Exercise:
Without including any images, repeat the data exactly.

- - - - -

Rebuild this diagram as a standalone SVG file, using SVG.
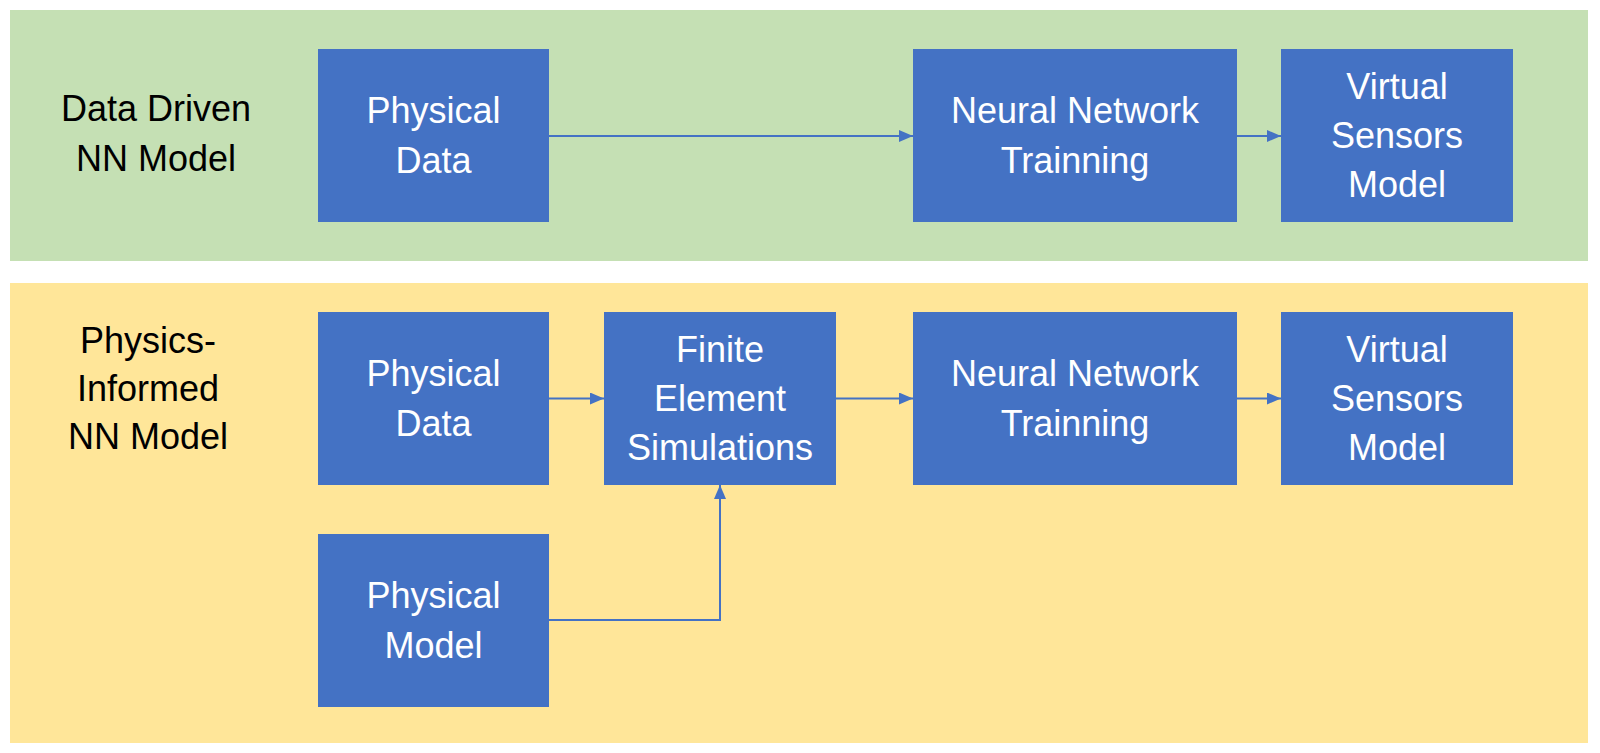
<svg xmlns="http://www.w3.org/2000/svg" width="1600" height="753" viewBox="0 0 1600 753">
<style>
.box{fill:#4472C4;}
.bt{fill:#FFFFFF;font-family:"Liberation Sans",Arial,sans-serif;font-size:36px;text-anchor:middle;}
.lbl{fill:#000000;font-family:"Liberation Sans",Arial,sans-serif;font-size:36px;text-anchor:middle;}
.con{fill:none;stroke:#4472C4;stroke-width:2;}
</style>
<defs>
<marker id="arr" markerWidth="14" markerHeight="12" refX="14" refY="6" orient="auto" markerUnits="userSpaceOnUse">
<path d="M0,0 L14,6 L0,12 Z" fill="#4472C4"/>
</marker>
</defs>
<rect width="1600" height="753" fill="#FFFFFF"/>
<g id="band-data-driven">
<rect x="10" y="10" width="1578" height="251" fill="#C5E0B4"/>
<text class="lbl" x="156" y="121">Data Driven</text>
<text class="lbl" x="156" y="171">NN Model</text>
</g>
<g id="band-physics-informed">
<rect x="10" y="283" width="1578" height="460" fill="#FFE699"/>
<text class="lbl" x="148" y="353">Physics-</text>
<text class="lbl" x="148" y="401">Informed</text>
<text class="lbl" x="148" y="449">NN Model</text>
</g>
<g id="dd-physical-data">
<rect class="box" x="318" y="49" width="231" height="173"/>
<text class="bt" x="433.5" y="123">Physical</text>
<text class="bt" x="433.5" y="173">Data</text>
</g>
<g id="dd-nn-training">
<rect class="box" x="913" y="49" width="324" height="173"/>
<text class="bt" x="1075" y="123">Neural Network</text>
<text class="bt" x="1075" y="173">Trainning</text>
</g>
<g id="dd-virtual-sensors">
<rect class="box" x="1281" y="49" width="232" height="173"/>
<text class="bt" x="1397" y="99">Virtual</text>
<text class="bt" x="1397" y="148">Sensors</text>
<text class="bt" x="1397" y="197">Model</text>
</g>
<g id="pi-physical-data">
<rect class="box" x="318" y="312" width="231" height="173"/>
<text class="bt" x="433.5" y="386">Physical</text>
<text class="bt" x="433.5" y="436">Data</text>
</g>
<g id="pi-fe-simulations">
<rect class="box" x="604" y="312" width="232" height="173"/>
<text class="bt" x="720" y="362">Finite</text>
<text class="bt" x="720" y="411">Element</text>
<text class="bt" x="720" y="460">Simulations</text>
</g>
<g id="pi-nn-training">
<rect class="box" x="913" y="312" width="324" height="173"/>
<text class="bt" x="1075" y="386">Neural Network</text>
<text class="bt" x="1075" y="436">Trainning</text>
</g>
<g id="pi-virtual-sensors">
<rect class="box" x="1281" y="312" width="232" height="173"/>
<text class="bt" x="1397" y="362">Virtual</text>
<text class="bt" x="1397" y="411">Sensors</text>
<text class="bt" x="1397" y="460">Model</text>
</g>
<g id="pi-physical-model">
<rect class="box" x="318" y="534" width="231" height="173"/>
<text class="bt" x="433.5" y="608">Physical</text>
<text class="bt" x="433.5" y="658">Model</text>
</g>
<g id="connectors">
<path class="con" d="M549,136 L913,136" marker-end="url(#arr)"/>
<path class="con" d="M1237,136 L1281,136" marker-end="url(#arr)"/>
<path class="con" d="M549,398.5 L604,398.5" marker-end="url(#arr)"/>
<path class="con" d="M836,398.5 L913,398.5" marker-end="url(#arr)"/>
<path class="con" d="M1237,398.5 L1281,398.5" marker-end="url(#arr)"/>
<path class="con" d="M549,620 L720,620 L720,485" marker-end="url(#arr)"/>
</g>
</svg>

- - - - -

Answer for the task:
Rebuild this diagram as a standalone SVG file, using SVG.
<svg xmlns="http://www.w3.org/2000/svg" width="1600" height="753" viewBox="0 0 1600 753">
<style>
.box{fill:#4472C4;}
.bt{fill:#FFFFFF;font-family:"Liberation Sans",Arial,sans-serif;font-size:36px;text-anchor:middle;}
.lbl{fill:#000000;font-family:"Liberation Sans",Arial,sans-serif;font-size:36px;text-anchor:middle;}
.con{fill:none;stroke:#4472C4;stroke-width:2;}
</style>
<defs>
<marker id="arr" markerWidth="14" markerHeight="12" refX="14" refY="6" orient="auto" markerUnits="userSpaceOnUse">
<path d="M0,0 L14,6 L0,12 Z" fill="#4472C4"/>
</marker>
</defs>
<rect width="1600" height="753" fill="#FFFFFF"/>
<g id="band-data-driven">
<rect x="10" y="10" width="1578" height="251" fill="#C5E0B4"/>
<text class="lbl" x="156" y="121">Data Driven</text>
<text class="lbl" x="156" y="171">NN Model</text>
</g>
<g id="band-physics-informed">
<rect x="10" y="283" width="1578" height="460" fill="#FFE699"/>
<text class="lbl" x="148" y="353">Physics-</text>
<text class="lbl" x="148" y="401">Informed</text>
<text class="lbl" x="148" y="449">NN Model</text>
</g>
<g id="dd-physical-data">
<rect class="box" x="318" y="49" width="231" height="173"/>
<text class="bt" x="433.5" y="123">Physical</text>
<text class="bt" x="433.5" y="173">Data</text>
</g>
<g id="dd-nn-training">
<rect class="box" x="913" y="49" width="324" height="173"/>
<text class="bt" x="1075" y="123">Neural Network</text>
<text class="bt" x="1075" y="173">Trainning</text>
</g>
<g id="dd-virtual-sensors">
<rect class="box" x="1281" y="49" width="232" height="173"/>
<text class="bt" x="1397" y="99">Virtual</text>
<text class="bt" x="1397" y="148">Sensors</text>
<text class="bt" x="1397" y="197">Model</text>
</g>
<g id="pi-physical-data">
<rect class="box" x="318" y="312" width="231" height="173"/>
<text class="bt" x="433.5" y="386">Physical</text>
<text class="bt" x="433.5" y="436">Data</text>
</g>
<g id="pi-fe-simulations">
<rect class="box" x="604" y="312" width="232" height="173"/>
<text class="bt" x="720" y="362">Finite</text>
<text class="bt" x="720" y="411">Element</text>
<text class="bt" x="720" y="460">Simulations</text>
</g>
<g id="pi-nn-training">
<rect class="box" x="913" y="312" width="324" height="173"/>
<text class="bt" x="1075" y="386">Neural Network</text>
<text class="bt" x="1075" y="436">Trainning</text>
</g>
<g id="pi-virtual-sensors">
<rect class="box" x="1281" y="312" width="232" height="173"/>
<text class="bt" x="1397" y="362">Virtual</text>
<text class="bt" x="1397" y="411">Sensors</text>
<text class="bt" x="1397" y="460">Model</text>
</g>
<g id="pi-physical-model">
<rect class="box" x="318" y="534" width="231" height="173"/>
<text class="bt" x="433.5" y="608">Physical</text>
<text class="bt" x="433.5" y="658">Model</text>
</g>
<g id="connectors">
<path class="con" d="M549,136 L913,136" marker-end="url(#arr)"/>
<path class="con" d="M1237,136 L1281,136" marker-end="url(#arr)"/>
<path class="con" d="M549,398.5 L604,398.5" marker-end="url(#arr)"/>
<path class="con" d="M836,398.5 L913,398.5" marker-end="url(#arr)"/>
<path class="con" d="M1237,398.5 L1281,398.5" marker-end="url(#arr)"/>
<path class="con" d="M549,620 L720,620 L720,485" marker-end="url(#arr)"/>
</g>
</svg>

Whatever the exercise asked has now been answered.